2008 hurdle: turning clicks to knocks
The handful of people who have gathered on the patio of a Pasadena coffeehouse are either the answer, or the big question mark, in the upcoming presidential election.
They have come at the behest of Mike Barako, a Los Angeles special-ed teacher who has been following Sen. Barack Obama (D-Ill.). Last month, Barako launched a website through Obama's online campaign to build a local committee of active supporters. More than two dozen people promised to come out for this night's organizational meeting.
But only eight people have shown up, pointing up one of the challenges of the 2008 presidential campaigns' rush to the Internet. Building an online database of supporters and the curious is one thing. Spurring them to action is another.
"That's going to be the test
It's still early in the campaign cycle, but nearly all the major 2008 presidential candidates -- both announced and presumed -- are wrestling with the technology that has made such successes of MySpace, Facebook, MeetUp and other social networking sites.
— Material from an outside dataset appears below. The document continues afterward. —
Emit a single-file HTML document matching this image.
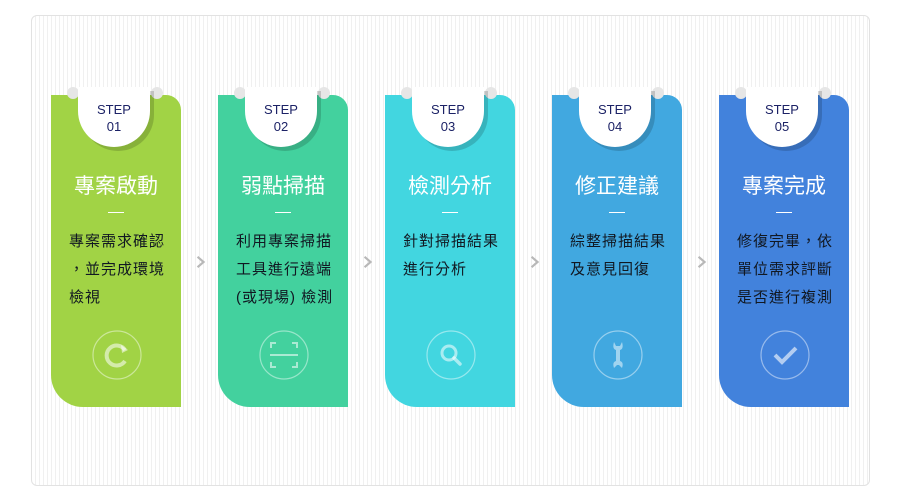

Yet in their rush to the Web world, the campaigns have stumbled as much as they've succeeded. Two bloggers with embarrassing baggage quit former Sen. John Edwards' campaign under pressure over earlier comments bashing Catholics. And some say McCainSpace, a social networking site, emphasizes fundraising over network building.
Of the major declared and anticipated candidates, those who have moved most aggressively to the Internet are Obama; Edwards; Sen. John McCain (R-Ariz.); Sen. Hillary Rodham Clinton (D-N.Y.); and former Massachusetts Gov. Mitt Romney, a Republican.
Their sites let supporters create their own campaign-linked pages, find one another through regional search mechanisms, download posters and signup sheets, raise money and, in the case of Obama, print out voter registration forms.
According to staff lists maintained by George Washington University's Democracy in Action, many of the campaigns have turned to 2004 veterans to oversee their Web projects: Former Howard Dean staffers Matthew Gross and Joe Rospars work for Edwards and Obama, respectively; John F. Kerry advisor Peter Daou is with Clinton; former Bush-Cheney webmaster and Republican blogger Patrick Ruffini works for former New York Mayor Rudolph W. Giuliani; and Mindy Finn, a Bush-Cheney 2004 veteran and former deputy campaign director of the Republican National Committee, works for Romney.